Serious Crime And Terrorism

“The bill proposes that data can be required to be retained for 12 months but there’s no particular explanation of why 12 months — rather than six months or 18 months — is desirable because there is no indication of the use that such information has been put to over many months and years in the normal way of dealing with serious crime and terrorism.”

While the proposed bill obviously targets the major players such as Google, Microsoft, Facebook, Twitter and Apple, etc. there is some confusion about the spread of organisations that will be required to comply with the legislation.  Will, for example, the high street cafe that provides free WiFi for its customers be compelled to dig out and hand over data from which ever company provides the Internet connection?

Stronger Not Weaker Encryption

Furthermore, with last year’s highly public hacks of TalkTalk, Ashley Madison, Edinburgh council, Carphone Warehouse and even, this is te end of civilisation as we know it, Betty’s Tea Rooms in Yorkshire,  we should be strengthening encryption, not weakening it.

Also, once the UK Government grabs the data, what assurances do we have that the data is safe or will it be stolen from a laptop computer left in the back of a cab or a pole dancing emporium by some slacker of a civil servant?  Government has a sorry history here.  The individual who blithely declares “I don’t care, I have nothing to hide” will change their mind if the Government carries out a wild card sweep of , say, Facebook data and that data goes missing while in the “care” of the Government and goes for sale on the dark net!

Snooper’s Hypocrisy

The UK Guardian newspaper reports that May’s appearance follows the rejection of a Freedom of Information Act request to see the date, time and recipient of every email the home secretary sent, every Skype call she made and every website she visited during October and November last year on the grounds that it was “vexatious”.

The Guardian continues that Liberal Democrat leader, Tim Farron, said the rejection showed that the while the government wanted to push through powers in the bill to give the police and security services’ access to everyone’s weblogs, they were not prepared to release the home secretary’s records.

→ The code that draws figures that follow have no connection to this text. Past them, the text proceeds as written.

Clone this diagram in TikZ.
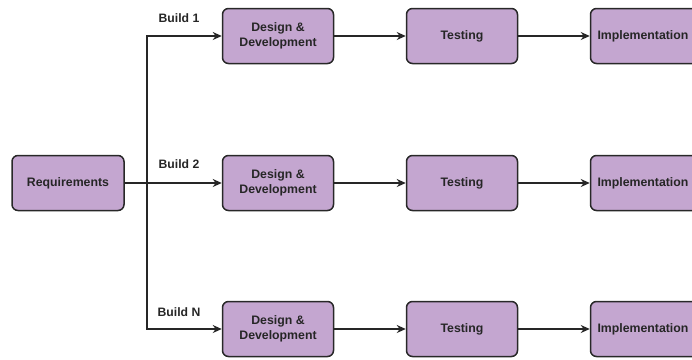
\documentclass[tikz,border=0pt]{standalone}
\usepackage{fontspec}
\setmainfont{Liberation Sans}
\usetikzlibrary{arrows.meta}
\definecolor{boxfill}{RGB}{196,166,208}
\definecolor{boxline}{RGB}{40,40,40}
\tikzset{
  stage/.style={draw=boxline, fill=boxfill, line width=1.5pt, rounded corners=6pt,
    minimum width=111pt, minimum height=55pt, align=center, inner sep=2pt,
    font=\fontsize{12.3}{14.5}\selectfont\bfseries, text=black!85},
  conn/.style={draw=black!85, line width=1.6pt, -{Stealth[length=9pt,width=8pt]}},
  plain/.style={draw=black!85, line width=1.6pt},
  buildlbl/.style={font=\fontsize{12.2}{14}\selectfont\bfseries, text=black!85, inner sep=0pt}
}
\begin{document}
\begin{tikzpicture}[x=1pt,y=-1pt]
\useasboundingbox (0,0) rectangle (692,359);
\clip (0,0) rectangle (692,359);
\node[stage, minimum width=112pt] (req) at (68,183) {Requirements};
\foreach \r/\y in {1/36,2/183,3/329}{
  \node[stage] (des\r) at (278,\y) {Design \&\\Development};
  \node[stage] (tst\r) at (462,\y) {Testing};
  \node[stage, text width=97pt, align=left] (imp\r) at (646,\y) {Implementation};
  \draw[conn] (des\r) -- (tst\r);
  \draw[conn] (tst\r) -- (imp\r);
}
\coordinate (split) at (147,183);
\draw[plain] (req.east) -- (split);
\draw[conn] (split) -- (des2.west);
\draw[conn] (split) |- (des1.west);
\draw[conn] (split) |- (des3.west);
\node[buildlbl] (b1) at (179,18) {Build 1};
\node[buildlbl] (b2) at (179,164) {Build 2};
\node[buildlbl] (b3) at (179,312) {Build N};
\end{tikzpicture}
\end{document}
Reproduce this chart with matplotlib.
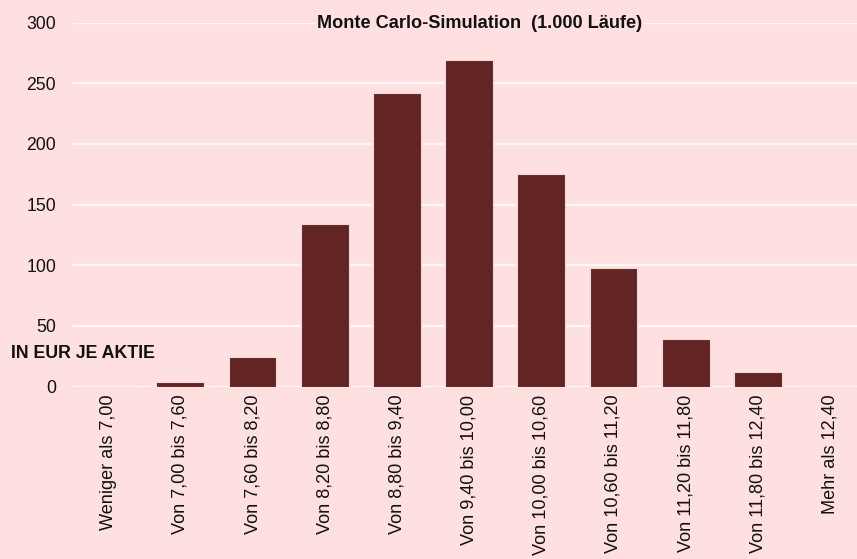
import matplotlib
matplotlib.use("Agg")
import matplotlib.pyplot as plt

categories = ["Weniger als 7,00", "Von 7,00 bis 7,60", "Von 7,60 bis 8,20",
              "Von 8,20 bis 8,80", "Von 8,80 bis 9,40", "Von 9,40 bis 10,00",
              "Von 10,00 bis 10,60", "Von 10,60 bis 11,20", "Von 11,20 bis 11,80",
              "Von 11,80 bis 12,40", "Mehr als 12,40"]
counts = [0, 4, 24, 134, 242, 269, 175, 98, 39, 12, 0]
yticks = [0, 50, 100, 150, 200, 250, 300]
title = "Monte Carlo-Simulation  (1.000 Läufe)"
ylabel_text = "IN EUR JE AKTIE"

BG = "#FFE0E0"
BAR = "#632424"
GRID = "#FFF6F6"

plt.rcParams['font.family'] = ['Liberation Sans', 'DejaVu Sans']

W, H = 857, 559
fig = plt.figure(figsize=(W / 100, H / 100), dpi=100, facecolor=BG)
left = 72 / W
bottom = (H - 386.5) / H
top = (H - 22.7) / H
ax = fig.add_axes([left, bottom, 1 - left, top - bottom], facecolor=BG)

x = list(range(len(categories)))
ax.bar(x, counts, width=0.66, color=BAR, edgecolor="#F3D6D6", linewidth=0.8, zorder=3)

ax.set_xlim(-0.5, -0.5 + (W - 72) / 72.2)
ax.set_ylim(0, 300)
ax.set_yticks(yticks)
ax.set_yticklabels([str(v) for v in yticks], fontsize=12.7, color="#111111")
ax.set_xticks(x)
ax.set_xticklabels(categories, rotation=90, fontsize=13.1, color="#111111", va="top")
ax.tick_params(axis="y", length=0, pad=11.5)
ax.tick_params(axis="x", length=0, pad=6)
ax.grid(axis="y", color=GRID, linewidth=1.6, zorder=0)
ax.set_axisbelow(True)
for s in ax.spines.values():
    s.set_visible(False)

fig.text(480 / W, 1 - 23.5 / H, title, ha="center", va="center", fontsize=13.1,
         fontweight="bold", color="#111111",
         bbox=dict(facecolor=BG, edgecolor="none", pad=1.5))
fig.text(11 / W, 1 - 354 / H, ylabel_text, ha="left", va="center", fontsize=12.8,
         fontweight="bold", color="#111111")

fig.savefig("out.png", dpi=100, facecolor=BG)
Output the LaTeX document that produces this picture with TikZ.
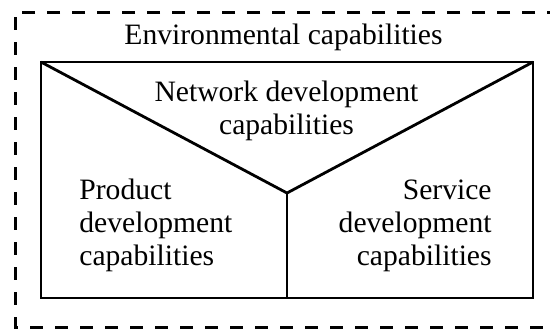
\documentclass[tikz,border=0pt]{standalone}
\usepackage{fontspec}
\setmainfont{Liberation Serif}
\begin{document}
\begin{tikzpicture}[x=0.5pt,y=-0.5pt,
    solidline/.style={line width=1.4pt, line join=miter},
    dashline/.style={line width=1.5pt, dash pattern=on 6.5pt off 6pt},
    capstext/.style={inner sep=0pt, font=\fontsize{14.8}{16.5}\selectfont}]
    \useasboundingbox (0,0) rectangle (550,329);

    % outer dashed frame, running past the right and bottom edges
    \draw [dashline] (560,12) -- (15,12) -- (15,327) -- (560,327);

    % inner box and its three parts
    \coordinate (tl) at (41,62);
    \coordinate (tr) at (533,62);
    \coordinate (br) at (533,298);
    \coordinate (bl) at (41,298);
    \coordinate (mid) at (287,193);
    \coordinate (bmid) at (287,298);
    \draw [solidline] (tl) -- (tr) -- (br) -- (bl) -- cycle;
    \draw [solidline] (tl) -- (mid) -- (tr);
    \draw [solidline] (mid) -- (bmid);

    % texts, placed by the baseline of their last line
    \node [capstext, anchor=base] (env) at (283.5,44) {Environmental capabilities};
    \node [capstext, anchor=base, align=center] (net) at (286.5,134) {Network development\\capabilities};
    \node [capstext, anchor=base west, align=left] (prod) at (79,265) {Product\\development\\capabilities};
    \node [capstext, anchor=base east, align=right] (serv) at (492,265) {Service\\development\\capabilities};
\end{tikzpicture}
\end{document}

Lazy Legislation, Intelligence And Enforcement

“Theresa May wants access to our entire web browsing histories, what she calls ‘internet connection records’, but when the public asks to see hers the Home Office decides that the request is vexatious. I would argue that her policy is not only vexatious but Orwellian,” said Farron.

I think that the snooper’s charter is lazy legislation, lazy intelligence collection and lazy enforcement and I dread to think what happens with the vast amount of data that will be flooding over the intelligence service’s desks!  But maybe this is hardly surprising given the Government’s attempts to dramatically cut funding of the country’s police forces. It is thought that much of the work carried out by police forces will be taken over by contractors such as G4S which is run by none other than Home Secretary Theresa May’s husband. Or maybe I am being overly cynical!

Summing up, I don’t have anything to hide, unless Theresa May sees me as undermining her idea of democracy.  I do believe I have a fundamental right to keep my data away from a political state that is starting to show very undemocratic tendencies which is why I use VPN and Boxcryptor. You should also check out Ghostmail and Whisply.